Benz agreed with Madden’s assessment.
“From what I saw, up until this week it wasn’t even functional. Like, you couldn’t even tell what the offense was supposed to be doing, and I don’t know if that was mainly [Rudolph], all because of him, circumstances beyond him. I think this past week — later in the week, after he got some reps with the 2s and it looked like the second-team offense was ahead of the second-team defense — he looked like he at least belonged.
“I hear they hesitate to even play him in the first exhibition,” added Madden, before Benz made an excuse for Pickett’s struggles.
“I think that might have a lot to do with the third-string offensive line because it is apparently not functional. These are third-string Steelers defensive linemen they are going against and they are getting housed on a regular basis,” he said.
“It’s always something. … I want to hear excuses why things are going right, not why they are going wrong,” offered Madden.
“Here’s what I’ve heard about Pickett that is a little surprising to me,” concluded Benz, summing up the exchange. “His issues weren’t about him getting the verbiage out of his mouth, it’s not getting the team in and out of the huddle, it’s not knowledge of the playbook or the offense.

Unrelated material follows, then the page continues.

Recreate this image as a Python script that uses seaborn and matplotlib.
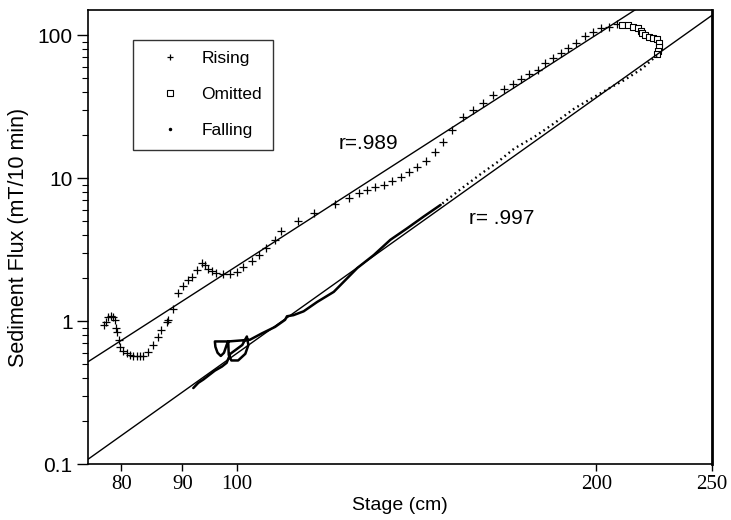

It’s he’s having a very difficult time dealing with the speed of the game and not putting much air under the ball when he throws deep and knowing how quickly the ball needs to come out and the quickness of the reads. All of these things we thought he would be ahead of the curve on than the average quarterback. He is not.”
All that being said, if Pickett stays a firm No. 3 on the depth chart, that would seem to reduce the chances that the Steelers try to trade Mason Rudolph prior to the start of the regular season, despite Rudolph being viewed as “attractive” trade bait, according to the Post-Gazette’s Ray Fittipaldo in June.